-- start Stored records --

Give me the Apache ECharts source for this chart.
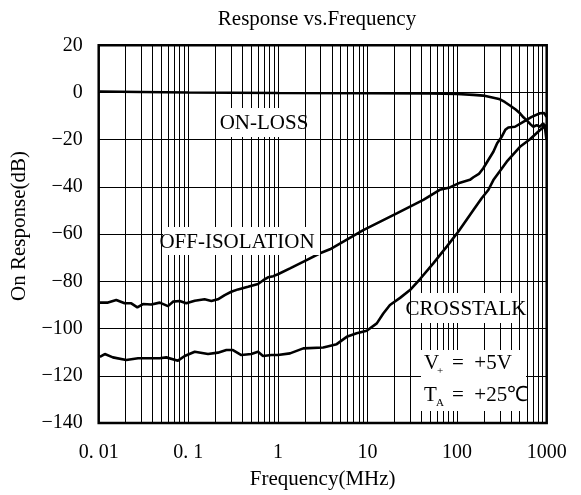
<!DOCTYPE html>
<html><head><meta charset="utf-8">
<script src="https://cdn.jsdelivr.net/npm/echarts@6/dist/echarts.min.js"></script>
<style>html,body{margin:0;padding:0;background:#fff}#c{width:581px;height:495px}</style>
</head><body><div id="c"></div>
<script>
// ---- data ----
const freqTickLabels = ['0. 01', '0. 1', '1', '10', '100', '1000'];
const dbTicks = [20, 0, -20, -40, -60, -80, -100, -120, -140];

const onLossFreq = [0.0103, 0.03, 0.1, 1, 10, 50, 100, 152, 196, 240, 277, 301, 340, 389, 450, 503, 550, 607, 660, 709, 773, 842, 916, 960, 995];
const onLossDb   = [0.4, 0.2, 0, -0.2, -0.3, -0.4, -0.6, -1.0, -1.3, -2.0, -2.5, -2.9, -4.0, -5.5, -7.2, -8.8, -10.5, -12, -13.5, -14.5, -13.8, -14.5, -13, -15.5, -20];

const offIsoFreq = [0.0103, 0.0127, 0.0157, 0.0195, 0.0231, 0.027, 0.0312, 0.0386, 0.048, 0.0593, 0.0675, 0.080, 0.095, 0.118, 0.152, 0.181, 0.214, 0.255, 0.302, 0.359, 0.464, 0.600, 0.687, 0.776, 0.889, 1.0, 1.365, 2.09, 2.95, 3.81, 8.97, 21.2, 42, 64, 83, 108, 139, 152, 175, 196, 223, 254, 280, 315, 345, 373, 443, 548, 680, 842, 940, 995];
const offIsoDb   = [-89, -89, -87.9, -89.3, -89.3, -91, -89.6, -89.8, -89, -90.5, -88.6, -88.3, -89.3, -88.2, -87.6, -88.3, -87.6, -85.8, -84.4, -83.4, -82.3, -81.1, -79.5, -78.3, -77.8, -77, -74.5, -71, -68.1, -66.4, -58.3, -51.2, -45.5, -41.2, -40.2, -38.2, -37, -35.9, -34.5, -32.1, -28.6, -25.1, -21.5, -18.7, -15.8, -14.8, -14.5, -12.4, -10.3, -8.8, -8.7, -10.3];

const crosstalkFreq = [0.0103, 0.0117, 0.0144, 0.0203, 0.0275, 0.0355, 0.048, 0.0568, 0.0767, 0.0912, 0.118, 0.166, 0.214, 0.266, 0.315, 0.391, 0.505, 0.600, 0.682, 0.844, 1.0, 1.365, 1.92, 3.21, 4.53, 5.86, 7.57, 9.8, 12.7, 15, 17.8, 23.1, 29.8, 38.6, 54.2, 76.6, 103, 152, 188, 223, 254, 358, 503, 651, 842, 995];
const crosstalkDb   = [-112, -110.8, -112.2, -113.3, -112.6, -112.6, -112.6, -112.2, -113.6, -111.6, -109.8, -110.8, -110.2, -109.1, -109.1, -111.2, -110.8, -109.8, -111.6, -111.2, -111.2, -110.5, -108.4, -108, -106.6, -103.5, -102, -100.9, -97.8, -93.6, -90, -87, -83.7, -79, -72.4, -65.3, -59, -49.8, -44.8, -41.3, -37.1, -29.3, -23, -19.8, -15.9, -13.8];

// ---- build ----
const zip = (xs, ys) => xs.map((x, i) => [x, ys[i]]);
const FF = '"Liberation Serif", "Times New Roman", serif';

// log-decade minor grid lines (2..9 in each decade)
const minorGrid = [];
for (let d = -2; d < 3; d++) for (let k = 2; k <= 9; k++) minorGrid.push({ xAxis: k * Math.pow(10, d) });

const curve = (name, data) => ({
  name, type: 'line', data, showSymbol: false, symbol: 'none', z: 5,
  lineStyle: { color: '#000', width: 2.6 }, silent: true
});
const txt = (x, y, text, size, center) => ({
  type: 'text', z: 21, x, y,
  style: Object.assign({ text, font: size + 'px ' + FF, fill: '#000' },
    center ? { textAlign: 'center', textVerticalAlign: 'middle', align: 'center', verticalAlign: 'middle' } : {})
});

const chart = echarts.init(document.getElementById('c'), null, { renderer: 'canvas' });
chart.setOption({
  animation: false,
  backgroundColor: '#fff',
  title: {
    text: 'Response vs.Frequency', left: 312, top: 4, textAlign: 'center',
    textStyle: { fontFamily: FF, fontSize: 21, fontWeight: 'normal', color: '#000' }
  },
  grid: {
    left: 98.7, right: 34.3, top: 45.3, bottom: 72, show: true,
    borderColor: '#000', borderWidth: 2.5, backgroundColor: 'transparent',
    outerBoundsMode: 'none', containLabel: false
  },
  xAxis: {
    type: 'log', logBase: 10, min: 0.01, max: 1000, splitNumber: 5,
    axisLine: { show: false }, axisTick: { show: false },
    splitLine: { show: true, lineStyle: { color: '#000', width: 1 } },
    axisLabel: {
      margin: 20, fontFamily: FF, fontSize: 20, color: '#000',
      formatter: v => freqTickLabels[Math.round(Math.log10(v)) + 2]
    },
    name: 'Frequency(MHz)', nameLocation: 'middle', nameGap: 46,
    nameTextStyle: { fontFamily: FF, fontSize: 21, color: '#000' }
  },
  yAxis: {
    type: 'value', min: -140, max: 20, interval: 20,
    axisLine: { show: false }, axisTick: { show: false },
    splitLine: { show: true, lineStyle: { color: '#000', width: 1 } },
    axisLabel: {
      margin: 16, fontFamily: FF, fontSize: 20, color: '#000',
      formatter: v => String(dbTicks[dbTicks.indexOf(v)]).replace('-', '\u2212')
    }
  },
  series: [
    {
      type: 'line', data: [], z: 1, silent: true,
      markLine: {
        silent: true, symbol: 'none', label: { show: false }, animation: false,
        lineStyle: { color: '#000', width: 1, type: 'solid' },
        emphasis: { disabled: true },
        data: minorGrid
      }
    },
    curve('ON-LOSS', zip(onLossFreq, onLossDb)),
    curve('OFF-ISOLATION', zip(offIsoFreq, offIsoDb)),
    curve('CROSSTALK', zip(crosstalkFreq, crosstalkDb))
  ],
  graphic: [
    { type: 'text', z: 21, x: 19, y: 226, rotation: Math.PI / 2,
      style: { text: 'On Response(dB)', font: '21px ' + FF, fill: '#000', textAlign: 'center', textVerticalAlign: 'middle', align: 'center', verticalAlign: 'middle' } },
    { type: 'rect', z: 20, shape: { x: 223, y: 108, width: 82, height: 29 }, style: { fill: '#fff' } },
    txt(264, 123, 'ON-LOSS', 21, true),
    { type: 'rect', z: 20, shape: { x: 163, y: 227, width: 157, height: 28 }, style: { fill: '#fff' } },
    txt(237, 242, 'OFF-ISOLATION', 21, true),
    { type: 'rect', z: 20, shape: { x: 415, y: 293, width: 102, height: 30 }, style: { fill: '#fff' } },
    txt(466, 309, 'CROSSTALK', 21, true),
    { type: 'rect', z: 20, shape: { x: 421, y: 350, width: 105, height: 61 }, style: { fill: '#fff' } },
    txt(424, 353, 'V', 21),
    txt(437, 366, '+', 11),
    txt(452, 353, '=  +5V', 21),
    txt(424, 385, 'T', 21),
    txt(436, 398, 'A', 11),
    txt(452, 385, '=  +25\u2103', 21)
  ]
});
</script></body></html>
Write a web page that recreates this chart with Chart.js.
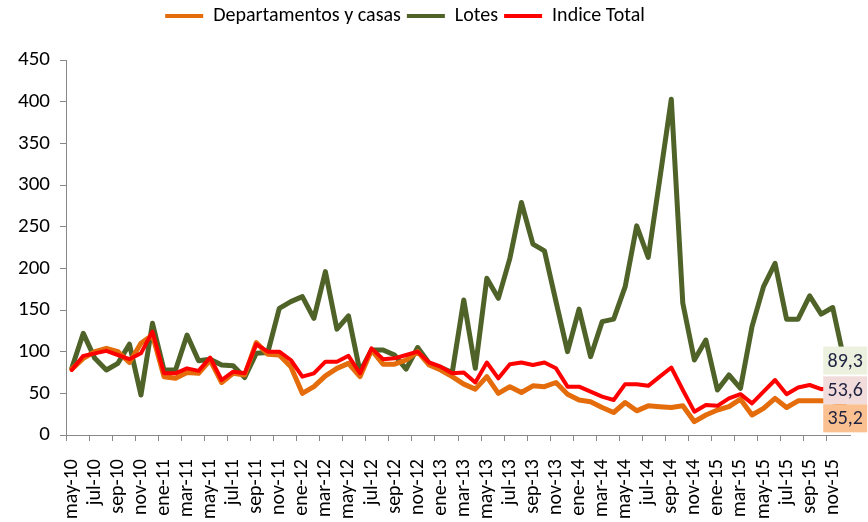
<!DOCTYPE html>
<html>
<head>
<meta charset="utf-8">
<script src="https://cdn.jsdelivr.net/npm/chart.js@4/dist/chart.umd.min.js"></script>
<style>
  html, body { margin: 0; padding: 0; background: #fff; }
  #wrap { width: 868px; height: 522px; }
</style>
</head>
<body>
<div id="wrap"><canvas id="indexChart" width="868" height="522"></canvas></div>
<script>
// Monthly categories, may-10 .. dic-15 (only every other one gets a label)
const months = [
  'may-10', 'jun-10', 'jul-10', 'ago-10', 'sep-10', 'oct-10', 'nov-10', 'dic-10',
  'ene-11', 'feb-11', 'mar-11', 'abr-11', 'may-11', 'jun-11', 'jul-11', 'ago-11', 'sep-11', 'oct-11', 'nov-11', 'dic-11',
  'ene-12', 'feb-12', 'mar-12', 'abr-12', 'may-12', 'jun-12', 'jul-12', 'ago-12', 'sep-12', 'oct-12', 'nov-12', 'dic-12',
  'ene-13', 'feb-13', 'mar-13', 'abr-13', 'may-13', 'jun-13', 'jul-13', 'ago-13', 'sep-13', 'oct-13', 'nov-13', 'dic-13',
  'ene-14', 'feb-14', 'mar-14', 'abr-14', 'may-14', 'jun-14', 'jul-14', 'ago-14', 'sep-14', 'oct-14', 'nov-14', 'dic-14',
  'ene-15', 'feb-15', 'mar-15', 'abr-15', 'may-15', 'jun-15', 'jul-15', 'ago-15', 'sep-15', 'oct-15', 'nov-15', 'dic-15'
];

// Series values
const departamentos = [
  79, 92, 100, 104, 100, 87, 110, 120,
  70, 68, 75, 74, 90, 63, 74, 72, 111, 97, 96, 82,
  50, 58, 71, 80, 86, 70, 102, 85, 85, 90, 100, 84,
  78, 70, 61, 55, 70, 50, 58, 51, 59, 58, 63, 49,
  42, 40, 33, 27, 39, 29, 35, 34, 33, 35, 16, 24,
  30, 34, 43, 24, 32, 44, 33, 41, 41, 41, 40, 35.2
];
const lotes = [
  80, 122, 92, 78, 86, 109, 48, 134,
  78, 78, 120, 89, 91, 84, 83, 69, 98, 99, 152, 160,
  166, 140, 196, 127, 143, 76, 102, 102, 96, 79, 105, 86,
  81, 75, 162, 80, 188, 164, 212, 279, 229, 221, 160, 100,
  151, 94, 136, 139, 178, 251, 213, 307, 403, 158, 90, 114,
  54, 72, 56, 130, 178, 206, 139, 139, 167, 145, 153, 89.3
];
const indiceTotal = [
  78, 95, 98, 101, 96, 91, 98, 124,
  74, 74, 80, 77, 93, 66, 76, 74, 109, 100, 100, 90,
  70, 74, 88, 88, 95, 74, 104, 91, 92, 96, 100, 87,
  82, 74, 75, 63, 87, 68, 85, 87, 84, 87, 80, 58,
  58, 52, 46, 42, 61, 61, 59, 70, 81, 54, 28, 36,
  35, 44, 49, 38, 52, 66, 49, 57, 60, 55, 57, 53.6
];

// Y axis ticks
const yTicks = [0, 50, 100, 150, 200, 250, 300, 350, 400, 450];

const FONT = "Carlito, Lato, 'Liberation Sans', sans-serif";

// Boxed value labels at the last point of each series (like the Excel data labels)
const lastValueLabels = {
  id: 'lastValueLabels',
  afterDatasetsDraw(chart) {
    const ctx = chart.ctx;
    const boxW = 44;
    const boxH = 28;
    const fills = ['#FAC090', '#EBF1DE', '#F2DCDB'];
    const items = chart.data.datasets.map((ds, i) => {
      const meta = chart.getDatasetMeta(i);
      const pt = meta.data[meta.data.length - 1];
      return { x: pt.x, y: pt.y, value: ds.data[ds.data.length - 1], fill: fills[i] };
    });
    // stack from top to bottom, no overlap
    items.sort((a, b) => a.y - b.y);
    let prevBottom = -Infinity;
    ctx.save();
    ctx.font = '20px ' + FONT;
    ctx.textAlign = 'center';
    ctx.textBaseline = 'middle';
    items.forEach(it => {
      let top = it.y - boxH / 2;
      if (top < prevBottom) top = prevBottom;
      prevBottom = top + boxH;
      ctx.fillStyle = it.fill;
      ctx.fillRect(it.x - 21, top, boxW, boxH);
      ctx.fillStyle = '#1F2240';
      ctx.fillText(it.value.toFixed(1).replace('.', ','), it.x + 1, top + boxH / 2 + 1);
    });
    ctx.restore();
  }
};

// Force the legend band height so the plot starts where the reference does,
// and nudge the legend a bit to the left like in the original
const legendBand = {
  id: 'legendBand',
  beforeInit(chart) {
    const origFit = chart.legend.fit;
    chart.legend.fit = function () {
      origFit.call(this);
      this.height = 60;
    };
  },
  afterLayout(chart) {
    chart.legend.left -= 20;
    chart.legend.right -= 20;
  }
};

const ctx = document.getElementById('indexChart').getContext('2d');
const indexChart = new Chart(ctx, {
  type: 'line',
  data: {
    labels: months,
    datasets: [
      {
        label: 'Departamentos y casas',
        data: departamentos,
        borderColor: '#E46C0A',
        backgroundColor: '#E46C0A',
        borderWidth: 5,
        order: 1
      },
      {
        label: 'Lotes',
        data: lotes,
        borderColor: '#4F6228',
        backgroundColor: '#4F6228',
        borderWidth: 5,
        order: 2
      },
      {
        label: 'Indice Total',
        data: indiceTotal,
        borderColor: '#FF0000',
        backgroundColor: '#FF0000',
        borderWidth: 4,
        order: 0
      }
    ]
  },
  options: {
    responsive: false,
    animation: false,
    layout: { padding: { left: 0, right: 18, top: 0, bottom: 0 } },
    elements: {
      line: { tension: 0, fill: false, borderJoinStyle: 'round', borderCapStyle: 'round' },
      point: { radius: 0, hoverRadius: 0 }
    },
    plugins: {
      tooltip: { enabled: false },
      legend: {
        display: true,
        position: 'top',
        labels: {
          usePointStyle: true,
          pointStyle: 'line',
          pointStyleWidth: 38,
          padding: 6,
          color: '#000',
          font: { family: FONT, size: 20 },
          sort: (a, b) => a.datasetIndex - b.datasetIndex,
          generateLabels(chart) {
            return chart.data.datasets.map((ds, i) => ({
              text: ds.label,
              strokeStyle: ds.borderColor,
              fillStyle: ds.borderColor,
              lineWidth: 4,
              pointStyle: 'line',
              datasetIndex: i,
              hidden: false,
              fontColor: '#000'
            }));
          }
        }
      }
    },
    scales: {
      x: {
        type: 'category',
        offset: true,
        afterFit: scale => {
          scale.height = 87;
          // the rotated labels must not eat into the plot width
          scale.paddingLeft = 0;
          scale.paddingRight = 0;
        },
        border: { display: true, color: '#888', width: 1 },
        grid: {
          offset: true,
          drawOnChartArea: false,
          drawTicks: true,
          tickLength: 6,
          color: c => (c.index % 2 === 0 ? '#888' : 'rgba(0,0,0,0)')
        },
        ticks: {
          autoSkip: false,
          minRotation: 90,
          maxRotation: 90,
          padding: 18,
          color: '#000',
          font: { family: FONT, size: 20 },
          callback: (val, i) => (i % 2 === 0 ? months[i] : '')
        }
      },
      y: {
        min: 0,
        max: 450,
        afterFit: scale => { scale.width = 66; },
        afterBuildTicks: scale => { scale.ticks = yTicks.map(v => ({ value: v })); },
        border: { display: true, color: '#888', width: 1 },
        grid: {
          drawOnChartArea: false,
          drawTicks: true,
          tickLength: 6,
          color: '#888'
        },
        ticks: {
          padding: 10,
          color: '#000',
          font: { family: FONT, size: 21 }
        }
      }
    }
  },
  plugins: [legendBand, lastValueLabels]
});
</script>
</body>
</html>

-- end Stored records --

• _Aim_
Output exactly the span of lines from the top of the listing through the line holding "-8.8, -8.7, -10.3];", and leave every picture out.

• _Correct output_
Give me the Apache ECharts source for this chart.
<!DOCTYPE html>
<html><head><meta charset="utf-8">
<script src="https://cdn.jsdelivr.net/npm/echarts@6/dist/echarts.min.js"></script>
<style>html,body{margin:0;padding:0;background:#fff}#c{width:581px;height:495px}</style>
</head><body><div id="c"></div>
<script>
// ---- data ----
const freqTickLabels = ['0. 01', '0. 1', '1', '10', '100', '1000'];
const dbTicks = [20, 0, -20, -40, -60, -80, -100, -120, -140];

const onLossFreq = [0.0103, 0.03, 0.1, 1, 10, 50, 100, 152, 196, 240, 277, 301, 340, 389, 450, 503, 550, 607, 660, 709, 773, 842, 916, 960, 995];
const onLossDb   = [0.4, 0.2, 0, -0.2, -0.3, -0.4, -0.6, -1.0, -1.3, -2.0, -2.5, -2.9, -4.0, -5.5, -7.2, -8.8, -10.5, -12, -13.5, -14.5, -13.8, -14.5, -13, -15.5, -20];

const offIsoFreq = [0.0103, 0.0127, 0.0157, 0.0195, 0.0231, 0.027, 0.0312, 0.0386, 0.048, 0.0593, 0.0675, 0.080, 0.095, 0.118, 0.152, 0.181, 0.214, 0.255, 0.302, 0.359, 0.464, 0.600, 0.687, 0.776, 0.889, 1.0, 1.365, 2.09, 2.95, 3.81, 8.97, 21.2, 42, 64, 83, 108, 139, 152, 175, 196, 223, 254, 280, 315, 345, 373, 443, 548, 680, 842, 940, 995];
const offIsoDb   = [-89, -89, -87.9, -89.3, -89.3, -91, -89.6, -89.8, -89, -90.5, -88.6, -88.3, -89.3, -88.2, -87.6, -88.3, -87.6, -85.8, -84.4, -83.4, -82.3, -81.1, -79.5, -78.3, -77.8, -77, -74.5, -71, -68.1, -66.4, -58.3, -51.2, -45.5, -41.2, -40.2, -38.2, -37, -35.9, -34.5, -32.1, -28.6, -25.1, -21.5, -18.7, -15.8, -14.8, -14.5, -12.4, -10.3, -8.8, -8.7, -10.3];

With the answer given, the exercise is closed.